Lin H-Y, Brown CJ, Dwyer RG, Harding DJ, Roberts DT, Fuller RA, Linke S & Possingham HP (2018) Impacts of fishing, river flow and connectivity loss on the conservation of a migratory fish population. Aquatic Conservation, 28, 45-54.

1. Migratory species depend on connected habitats and appropriate migratory cues to complete their life cycles. Diadromous fish exemplify species with migratory life cycles by moving between connected freshwater and saltwater habitats to reproduce. However, migration increases the exposure of fish to multiple threats and it is critical that managers integrate habitat connectivity into resource management and conservation.

2. The benefit of alternative management actions was assessed for a diadromous fish, the Australian bass Percalates novemaculeata, using a spatio‐temporal population model informed by individual‐based movement data. The management actions comprise seasonal closures during the spawning season, and controlling fishing pressure by limiting catch or effort.

3. The benefits of implementing seasonal closures depend upon interactions among how fishing pressure is controlled, the response of anglers to fishery regulations and river flow regimes. The results indicated that seasonal closures are ineffective if fishing pressure is merely displaced to another location or time of year. In addition, shifting seasonal closures from spawning grounds to feeding grounds increased population abundances under low flow events when fishing effort was also controlled. However, when total annual catch is limited by a fishery closure, changing the location of seasonal closure schemes had little effect.

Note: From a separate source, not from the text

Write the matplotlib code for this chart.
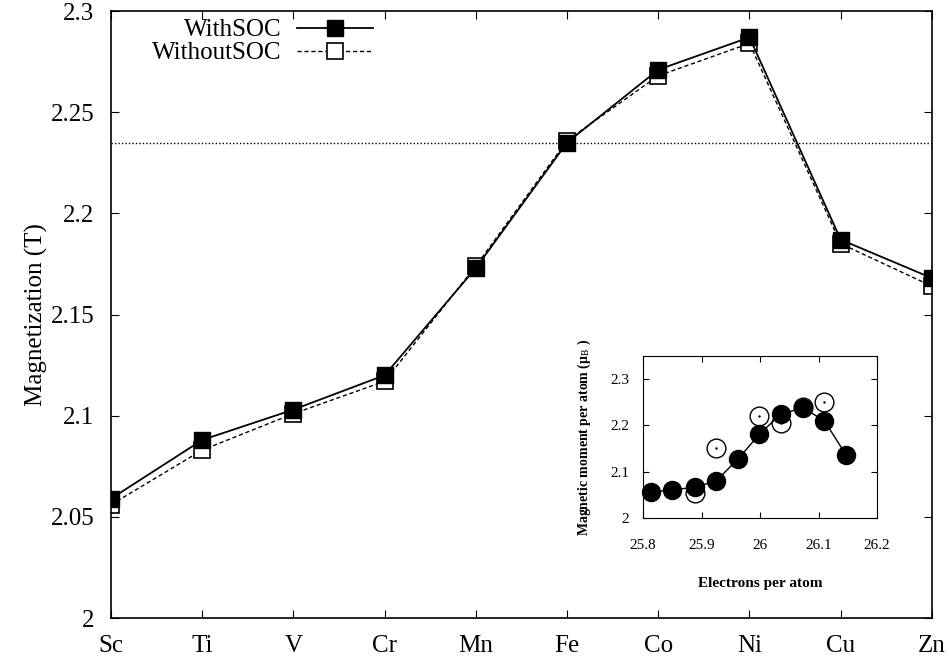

4. The findings in this study highlight the need for flexible management strategies that account for migratory movements and respond both to variations in connectivity (e.g. river flow regime) and direct pressures on survivorship (e.g. exploitation). As the implementation of one management action (e.g. fishing or water regulation) could affect the influence of another management action, this study emphasizes the importance of cooperation between resource managers in conserving migratory species.